### Written request
Print the material below exactly as it stands, please, from its first line to the line holding "var y = d3.scaleLinear().domain([0, 2]).range([height, 0]);", with no pictures.

### Supplied material

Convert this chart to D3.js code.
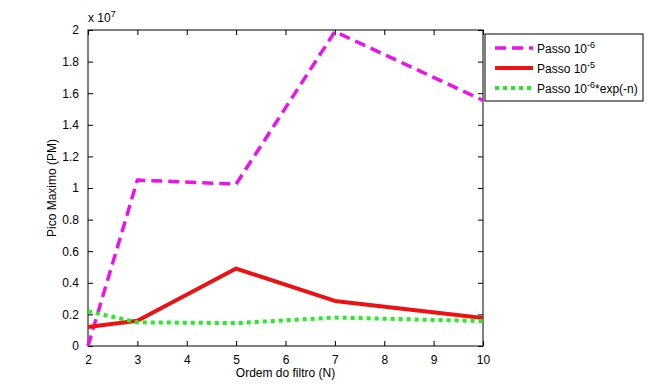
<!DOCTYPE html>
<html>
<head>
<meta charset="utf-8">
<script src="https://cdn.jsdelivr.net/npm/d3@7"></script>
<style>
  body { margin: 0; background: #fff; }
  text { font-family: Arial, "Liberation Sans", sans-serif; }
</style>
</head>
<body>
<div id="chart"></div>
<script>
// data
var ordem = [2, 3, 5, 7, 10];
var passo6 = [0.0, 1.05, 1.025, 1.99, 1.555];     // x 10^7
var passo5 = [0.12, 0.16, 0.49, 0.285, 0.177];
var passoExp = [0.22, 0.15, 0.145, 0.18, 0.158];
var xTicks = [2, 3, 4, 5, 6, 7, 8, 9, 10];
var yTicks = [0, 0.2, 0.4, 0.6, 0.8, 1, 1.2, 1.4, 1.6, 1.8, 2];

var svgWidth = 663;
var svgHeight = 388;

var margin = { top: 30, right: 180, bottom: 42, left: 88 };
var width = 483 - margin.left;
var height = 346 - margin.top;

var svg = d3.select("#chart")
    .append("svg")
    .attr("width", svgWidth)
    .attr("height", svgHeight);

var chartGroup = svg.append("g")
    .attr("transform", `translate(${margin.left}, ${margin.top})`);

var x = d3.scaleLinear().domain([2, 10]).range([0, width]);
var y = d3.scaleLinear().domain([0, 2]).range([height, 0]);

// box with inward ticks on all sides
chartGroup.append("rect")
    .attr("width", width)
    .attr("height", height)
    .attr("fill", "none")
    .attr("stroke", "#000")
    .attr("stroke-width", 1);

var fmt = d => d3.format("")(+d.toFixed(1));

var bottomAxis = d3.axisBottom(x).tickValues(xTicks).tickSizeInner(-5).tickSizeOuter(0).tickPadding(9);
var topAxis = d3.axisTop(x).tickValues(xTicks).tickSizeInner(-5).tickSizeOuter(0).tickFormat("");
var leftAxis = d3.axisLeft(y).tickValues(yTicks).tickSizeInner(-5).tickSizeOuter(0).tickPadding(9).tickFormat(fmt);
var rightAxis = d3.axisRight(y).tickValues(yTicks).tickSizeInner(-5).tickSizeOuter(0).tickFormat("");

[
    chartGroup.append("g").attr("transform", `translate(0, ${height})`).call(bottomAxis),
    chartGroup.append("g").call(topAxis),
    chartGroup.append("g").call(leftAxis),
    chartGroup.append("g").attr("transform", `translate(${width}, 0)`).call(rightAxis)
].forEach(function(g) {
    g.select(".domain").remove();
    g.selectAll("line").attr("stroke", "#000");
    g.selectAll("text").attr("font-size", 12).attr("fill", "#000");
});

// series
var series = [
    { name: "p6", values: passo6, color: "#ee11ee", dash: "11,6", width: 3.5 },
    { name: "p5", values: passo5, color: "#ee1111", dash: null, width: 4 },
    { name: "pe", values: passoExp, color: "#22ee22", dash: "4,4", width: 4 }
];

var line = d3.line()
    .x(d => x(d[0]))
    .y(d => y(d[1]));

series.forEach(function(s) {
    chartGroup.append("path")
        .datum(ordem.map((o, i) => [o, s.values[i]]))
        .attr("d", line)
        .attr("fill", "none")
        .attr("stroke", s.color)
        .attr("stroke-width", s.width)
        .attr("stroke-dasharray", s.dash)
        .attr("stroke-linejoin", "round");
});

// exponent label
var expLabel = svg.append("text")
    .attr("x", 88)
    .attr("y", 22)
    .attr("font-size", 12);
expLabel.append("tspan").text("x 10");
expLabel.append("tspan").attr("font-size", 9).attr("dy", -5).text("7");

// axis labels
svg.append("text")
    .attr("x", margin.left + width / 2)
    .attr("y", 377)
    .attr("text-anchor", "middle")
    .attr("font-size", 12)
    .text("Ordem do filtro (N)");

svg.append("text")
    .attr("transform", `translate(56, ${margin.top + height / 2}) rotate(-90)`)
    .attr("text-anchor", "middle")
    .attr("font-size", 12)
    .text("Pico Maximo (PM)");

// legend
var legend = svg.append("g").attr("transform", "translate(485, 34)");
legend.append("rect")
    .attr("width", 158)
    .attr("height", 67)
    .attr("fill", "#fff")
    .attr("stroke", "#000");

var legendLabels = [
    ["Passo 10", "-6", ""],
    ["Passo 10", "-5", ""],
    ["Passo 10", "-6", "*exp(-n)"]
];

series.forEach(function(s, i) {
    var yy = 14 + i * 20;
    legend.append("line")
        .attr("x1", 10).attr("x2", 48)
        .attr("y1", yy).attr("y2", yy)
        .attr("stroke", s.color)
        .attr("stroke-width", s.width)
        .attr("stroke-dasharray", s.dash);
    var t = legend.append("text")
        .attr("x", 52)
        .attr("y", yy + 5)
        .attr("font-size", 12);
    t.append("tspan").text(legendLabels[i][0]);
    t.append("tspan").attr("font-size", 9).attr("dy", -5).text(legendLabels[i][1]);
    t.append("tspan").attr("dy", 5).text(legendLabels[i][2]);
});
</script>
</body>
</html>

### Full response
Convert this chart to D3.js code.
<!DOCTYPE html>
<html>
<head>
<meta charset="utf-8">
<script src="https://cdn.jsdelivr.net/npm/d3@7"></script>
<style>
  body { margin: 0; background: #fff; }
  text { font-family: Arial, "Liberation Sans", sans-serif; }
</style>
</head>
<body>
<div id="chart"></div>
<script>
// data
var ordem = [2, 3, 5, 7, 10];
var passo6 = [0.0, 1.05, 1.025, 1.99, 1.555];     // x 10^7
var passo5 = [0.12, 0.16, 0.49, 0.285, 0.177];
var passoExp = [0.22, 0.15, 0.145, 0.18, 0.158];
var xTicks = [2, 3, 4, 5, 6, 7, 8, 9, 10];
var yTicks = [0, 0.2, 0.4, 0.6, 0.8, 1, 1.2, 1.4, 1.6, 1.8, 2];

var svgWidth = 663;
var svgHeight = 388;

var margin = { top: 30, right: 180, bottom: 42, left: 88 };
var width = 483 - margin.left;
var height = 346 - margin.top;

var svg = d3.select("#chart")
    .append("svg")
    .attr("width", svgWidth)
    .attr("height", svgHeight);

var chartGroup = svg.append("g")
    .attr("transform", `translate(${margin.left}, ${margin.top})`);

var x = d3.scaleLinear().domain([2, 10]).range([0, width]);
var y = d3.scaleLinear().domain([0, 2]).range([height, 0]);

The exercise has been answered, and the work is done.